The new administration’s Muslim travel ban has inspired vehement protests across America. Even if the courts uphold it, which seems unlikely, the fear and dismay it’s caused in immigrants throughout the land will have a lasting effect. In a black irony, its most salient effect may be to chase away skilled workers of all types – including immigrant doctors from Muslim countries who work in the underserved regions of Appalachia and the Rust Belt. (Once again, you get what you vote for.)
The protests seem to be having an impact, as support for a Muslim ban has decreased across the board – with one glaring exception. Among white evangelical Christians, it’s increased:
A majority of white evangelical Protestants still favor banning Muslims temporarily from coming to the U.S., according to PRRI. That number has risen to 61 percent, up from 55 percent in 2016.
A graphic shows this trend more vividly:
Declining Support for Temporary Ban on Muslims Except Among White Evangelicals. https://t.co/t7hCgvjHjQ pic.twitter.com/IIoIYbHwgK
— ?? for ?? ?? ?? ?? (@BamzTeHa) March 3, 2017
As you may have noticed, white evangelicals’ enthusiastic embrace of bigotry is all the more remarkable because support for the Muslim ban has declined among every other religious group, including some that used to support it by a majority but now no longer do. As PRRI explains:
White evangelical Protestants are the only religious group in which a majority support a temporary Muslim travel ban. More than six in ten (61%) white evangelical Protestants favor banning Muslims temporarily from coming to the U.S., compared to 55% who supported this policy in 2016. Fewer than half of white Catholics (44%) and white mainline Protestants (39%) favor the ban today, while a majority of each group (52% and 51%, respectively) reported favoring it last year. Fewer than one-third of non-white Protestants (27%) and religiously unaffiliated Americans (21%) favor such a ban.

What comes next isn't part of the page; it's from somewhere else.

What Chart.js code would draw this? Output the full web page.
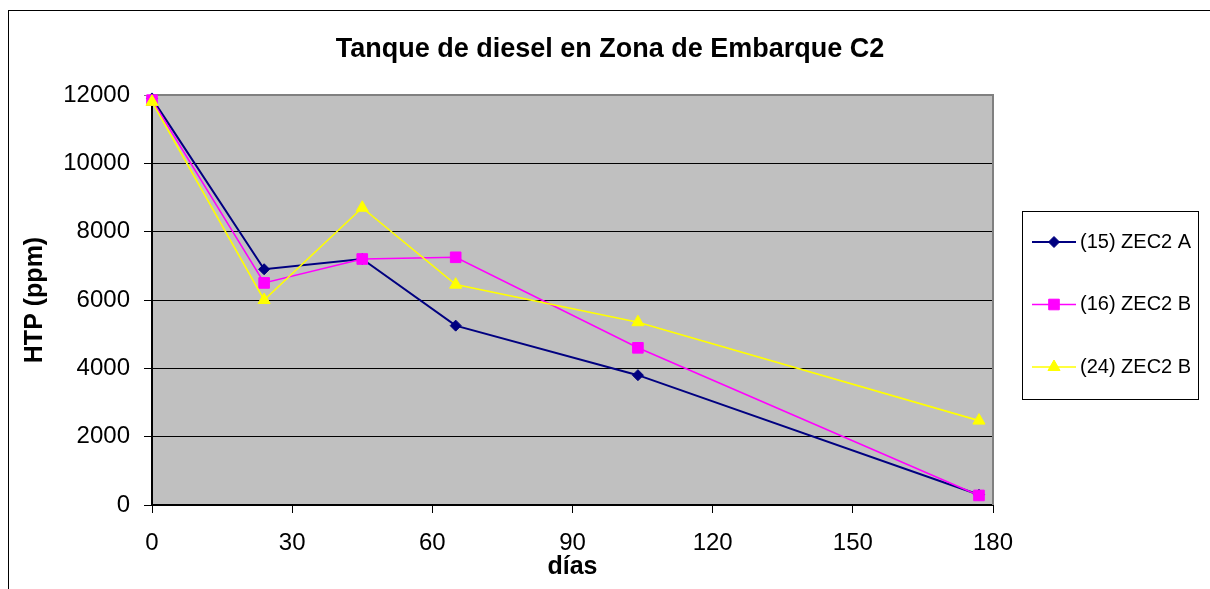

Again, while there’s still too much bigotry and xenophobia among atheists, the nonreligious are less supportive of legalized xenophobia than any other demographic. That means something, although it in no way excuses the one in five of us who join with the worst kinds of Christians in promoting hatred.

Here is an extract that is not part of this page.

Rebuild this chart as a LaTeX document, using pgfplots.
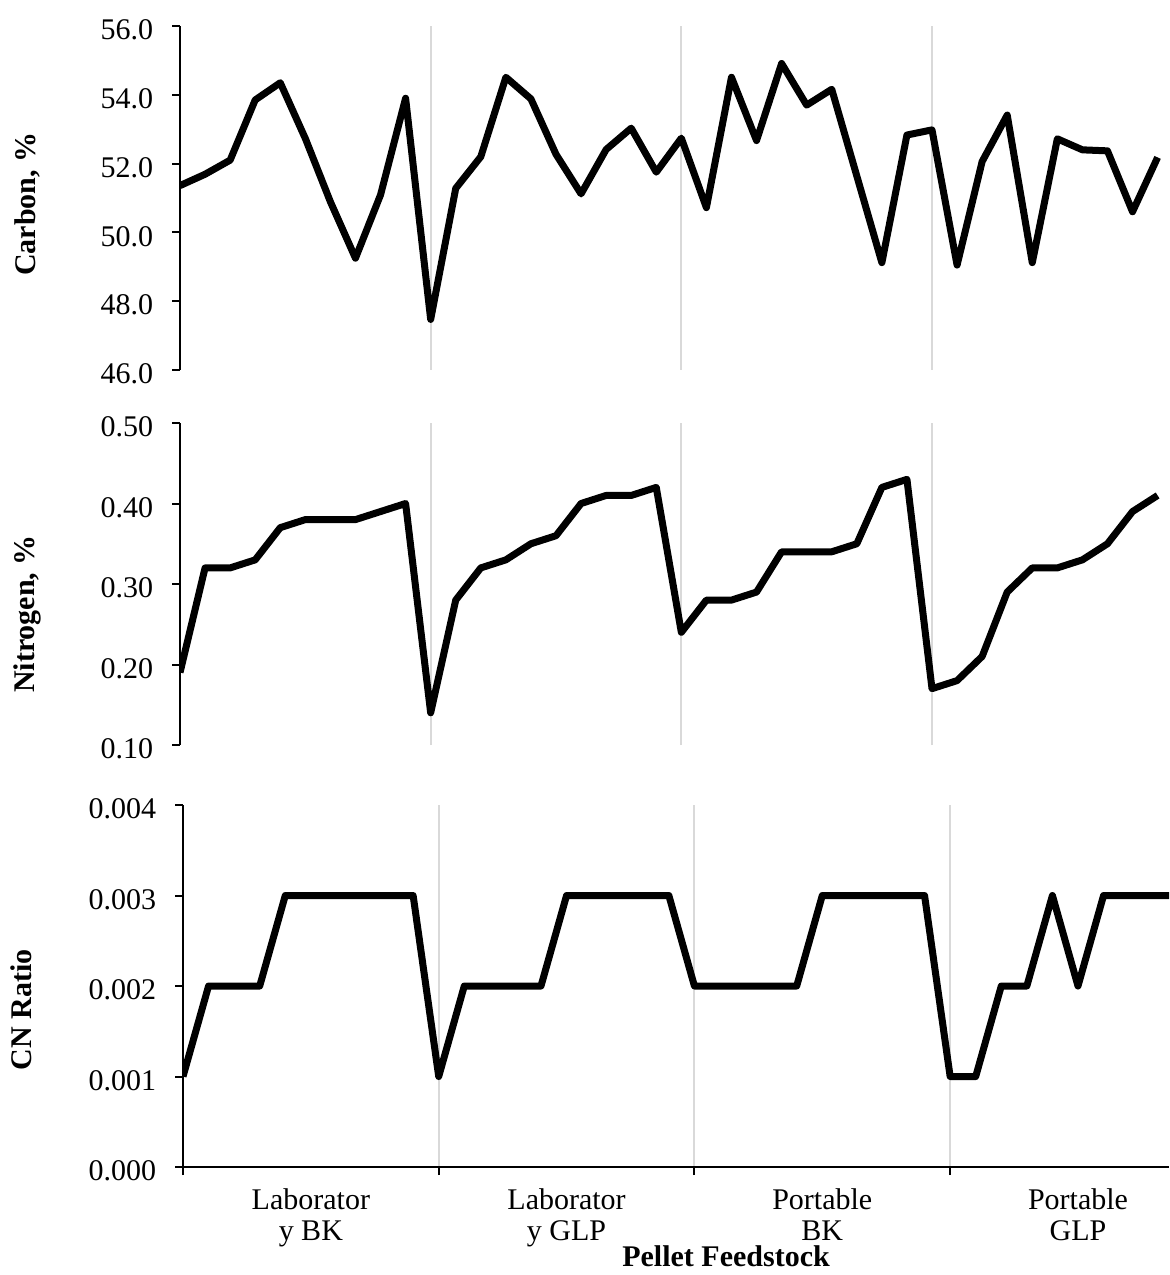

But the real question is why evangelicals are going backward while the rest of the country is pulling away from them. What could be causing this?
It seems clear that this is a real trend, not just a statistical illusion. My Patheos colleague Libby Anne, who grew up in an conservative Christian home, says she can’t remember anything like the current level of anti-Muslim bigotry among evangelicals. And over on the progressive Christian side, Slacktivist notes that evangelicals have come to scorn and detest refugees from the very countries they once regarded as their primary mission field.
It’s not as if there hasn’t always been intolerance among the religious right, but it’s now swollen to flood tide and bursting its banks. The demand to seal our borders and keep the world out has become their defining characteristic. Not coincidentally, that’s a demand that’s deeply interwoven with white supremacy.
I can’t say what’s powering the evangelical turn toward hate and bigotry, but I can offer some speculations. One likely answer is their pessimistic feeling that they’re losing cultural power and relevance (which they are). Their dismay and anger at the realization that the world is slipping away from them curdles into hate and resentment, emotions which naturally lead them to seek targets to lash out at. In the past, they’ve targeted groups like gays and lesbians, but largely failed – in fact, that failure is a large cause of their current sense of loss and displacement. Waging war on atheists also hasn’t achieved much. Muslims, who tend to be non-white, are the convenient new scapegoat for both their racial and their religious resentment.
You might expect that Trump’s election would have allayed this fear and lessened their bigotry, but I doubt it. Instead, it’s just accelerated the trend, pushing them deeper. This probably has a lot to do with the tendency for believers to isolate themselves in a bubble which strengthens their most fundamentalist voices while making everyone outside seem strange, alien and threatening.
Ironically, this is only going to accelerate the decline they’re afraid of. Even with their election victory, the long-term trends are bad for them. It’s a lesson they failed to learn from the civil-rights era, the gay rights era, or any of the other social trends they’ve been on the wrong side of. Increasingly, the longer they cling to their regressive social views, the more the Western world is going to view evangelical Christianity as the last redoubt of hate.